Porcupines are typically monogamous and often seen in pairs or small family groups, but they are also capable diggers and maintain burrows that can be surprisingly complex. Multiple entrances, side tunnels, and separate chambers allow them to move independently while still sharing the same underground refuge. This setup helps with ventilation, predator escape, and general day-to-day living, but it also means they do not have to be on top of each other all the time.
So while it may look like someone is sleeping on the couch tonight, it is probably just a well-established system working exactly as it should.
Not the White Rabbit
Wrong Story, Same Burrow System
A scrub hare pauses at a burrow entrance, ears raised, body tense, clearly weighing its options. This is not an animal built for life underground. Unlike the rabbit of Wonderland, scrub hares are surface specialists, relying on speed, powerful hind legs, and zigzag escape tactics to evade predators rather than disappearing below ground.
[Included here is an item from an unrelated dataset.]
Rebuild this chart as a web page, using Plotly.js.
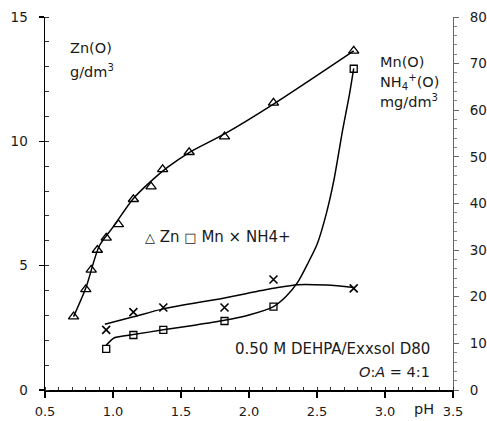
<!DOCTYPE html>
<html>
<head>
<meta charset="utf-8">
<script src="https://cdn.plot.ly/plotly-3.0.1.min.js"></script>
<style>html,body{margin:0;padding:0;background:#fff;}#chart{width:487px;height:421px;}</style>
</head>
<body>
<div id="chart"></div>
<script>
// Measured data (pH vs organic-phase concentration)
const znPH  = [0.71, 0.80, 0.84, 0.885, 0.95, 1.04, 1.15, 1.28, 1.365, 1.56, 1.82, 2.18, 2.77];
const znG   = [2.95, 4.05, 4.83, 5.63, 6.12, 6.66, 7.67, 8.18, 8.87, 9.56, 10.19, 11.55, 13.64];
const mnPH  = [0.95, 1.15, 1.37, 1.82, 2.18, 2.77];
const mnMg  = [8.8, 11.8, 12.9, 14.8, 17.9, 68.9];
const nhPH  = [0.95, 1.15, 1.37, 1.82, 2.18, 2.77];
const nhMg  = [12.9, 16.7, 17.7, 17.7, 23.7, 21.8];
// Fitted curves
const znFitPH = [0.71, 0.80, 0.90, 1.00, 1.15, 1.28, 1.40, 1.56, 1.82, 2.18, 2.77];
const znFitG  = [2.95, 4.10, 5.80, 6.55, 7.70, 8.40, 8.95, 9.55, 10.30, 11.50, 13.64];
const mnFitPH = [0.95, 1.01, 1.15, 1.37, 1.60, 1.81, 2.00, 2.18, 2.27, 2.36, 2.43, 2.50, 2.57, 2.625, 2.69, 2.735, 2.77];
const mnFitMg = [9.6, 11.2, 11.9, 12.9, 13.9, 14.9, 16.1, 17.9, 20.0, 23.2, 27.0, 31.2, 38.0, 45.1, 56.0, 62.8, 69.0];
const nhFitPH = [0.94, 1.15, 1.37, 1.81, 2.18, 2.36, 2.57, 2.77];
const nhFitMg = [14.1, 15.7, 17.4, 19.7, 21.8, 22.6, 22.5, 22.0];

const xTickVals = [0.5, 1.0, 1.5, 2.0, 2.5, 3.0, 3.5];
const xTickText = ['0.5', '1.0', '1.5', '2.0', '2.5', '3.0', '3.5'];
const yTickVals = [0, 5, 10, 15];
const y2TickVals = [0, 10, 20, 30, 40, 50, 60, 70, 80];

const FONT = 'DejaVu Sans, sans-serif';
const TXT = '#1a1a1a';

const fitLine = {color: '#000', width: 1.5, shape: 'spline', smoothing: 0.8};
const traces = [
  {x: znFitPH, y: znFitG, mode: 'lines', line: fitLine, yaxis: 'y', hoverinfo: 'skip'},
  {x: mnFitPH, y: mnFitMg, mode: 'lines', line: {color: '#000', width: 1.5, shape: 'spline', smoothing: 0.6}, yaxis: 'y2', hoverinfo: 'skip'},
  {x: nhFitPH, y: nhFitMg, mode: 'lines', line: fitLine, yaxis: 'y2', hoverinfo: 'skip'},
  {x: znPH, y: znG, mode: 'markers', name: 'Zn', yaxis: 'y',
   marker: {symbol: 'triangle-up-open', size: 9, color: '#000', line: {width: 1.3, color: '#000'}}},
  {x: mnPH, y: mnMg, mode: 'markers', name: 'Mn', yaxis: 'y2',
   marker: {symbol: 'square-open', size: 7, color: '#000', line: {width: 1.3, color: '#000'}}},
  {x: nhPH, y: nhMg, mode: 'markers', name: 'NH4+', yaxis: 'y2',
   marker: {symbol: 'x-thin-open', size: 8, color: '#000', line: {width: 1.6, color: '#000'}}}
];

function ann(px, py, text, anchor, size) {
  return {xref: 'paper', yref: 'paper', x: (px - 45) / 408, y: (390 - py) / 373,
          xanchor: anchor, yanchor: 'middle', showarrow: false, text: text,
          font: {family: FONT, size: size, color: TXT}};
}

const layout = {
  width: 487, height: 421,
  margin: {l: 45, r: 34, t: 17, b: 31, pad: 0},
  paper_bgcolor: '#fff', plot_bgcolor: '#fff',
  showlegend: false,
  font: {family: FONT, size: 13, color: TXT},
  xaxis: {
    range: [0.5, 3.5], tickvals: xTickVals, ticktext: xTickText,
    showgrid: false, zeroline: false, showline: true, linecolor: '#000', linewidth: 1.5,
    ticks: 'outside', ticklen: 6, tickwidth: 1.5, tickcolor: '#000',
    minor: {dtick: 0.1, ticks: 'inside', ticklen: 3, tickwidth: 1, tickcolor: '#333', showgrid: false},
    ticklabelstandoff: 3, tickfont: {family: FONT, size: 13, color: TXT}
  },
  yaxis: {
    range: [0, 15], tickvals: yTickVals,
    showgrid: false, zeroline: false, showline: true, linecolor: '#000', linewidth: 1.5,
    ticks: 'outside', ticklen: 5, tickwidth: 1.5, tickcolor: '#000',
    minor: {dtick: 1, ticks: 'inside', ticklen: 4, tickwidth: 1, tickcolor: '#333', showgrid: false},
    ticklabelstandoff: 8, tickfont: {family: FONT, size: 13.5, color: TXT}
  },
  yaxis2: {
    range: [0, 80], tickvals: y2TickVals, overlaying: 'y', side: 'right',
    showgrid: false, zeroline: false, showline: true, linecolor: '#666', linewidth: 1,
    ticks: 'outside', ticklen: 5, tickwidth: 1, tickcolor: '#666',
    minor: {dtick: 2, ticks: 'outside', ticklen: 3, tickwidth: 1, tickcolor: '#888', showgrid: false},
    ticklabelstandoff: 8, tickfont: {family: FONT, size: 13.5, color: TXT}
  },
  annotations: [
    ann(68, 48, 'Zn(O)', 'left', 14.5),
    ann(68, 71, 'g/dm<sup>3</sup>', 'left', 14.5),
    ann(378, 62, 'Mn(O)', 'left', 14.5),
    ann(378, 82, 'NH<sub>4</sub><sup>+</sup>(O)', 'left', 14.5),
    ann(378, 101, 'mg/dm<sup>3</sup>', 'left', 14.5),
    ann(143, 237, '<span style="font-size:13px">\u25B3</span> Zn <span style="font-size:13px">\u25A1</span> Mn \u00D7 NH4+', 'left', 15),
    ann(432, 349, '0.50 M DEHPA/Exxsol D80', 'right', 15),
    ann(432, 372, '<i>O</i>:<i>A</i> = 4:1', 'right', 14.5),
    ann(424, 409, 'pH', 'center', 14.5)
  ]
};

Plotly.newPlot('chart', traces, layout, {displayModeBar: false, staticPlot: true});
</script>
</body>
</html>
During the day, they lie low in shallow forms that offer minimal cover but allow for a rapid sprint if disturbed. At night, they move more freely to forage, but remain highly exposed. Burrows are not part of their routine but provide refuge as a last resort.
No tea parties, no falling down rabbit holes. Just a surface dweller deciding whether going underground is the better of two dangerous options.
Steenbok and the Burrow Briefing
When It Is Finally Safe to Step Out
A steenbok stands at the entrance of Burrowland, but this time she is not hesitating for herself. She is waiting for her calf. The pause at the entrance becomes the signal.
Not yet. Not yet. Now.
The youngster emerges cautiously from the burrow, stepping into the open only once the adult has decided the world above is safe enough to face. Steenbok are typically creatures of the open, relying on stillness, camouflage, and explosive speed to avoid predators. Burrows are not part of their everyday ecology, but for young calves, they can serve as temporary refuges during the most vulnerable early stages of life. The mother remains close, scanning continuously, effectively acting as both lookout and decision-maker. No falling down rabbit holes here. Just a quiet moment of trust, where survival is passed from one step to the next.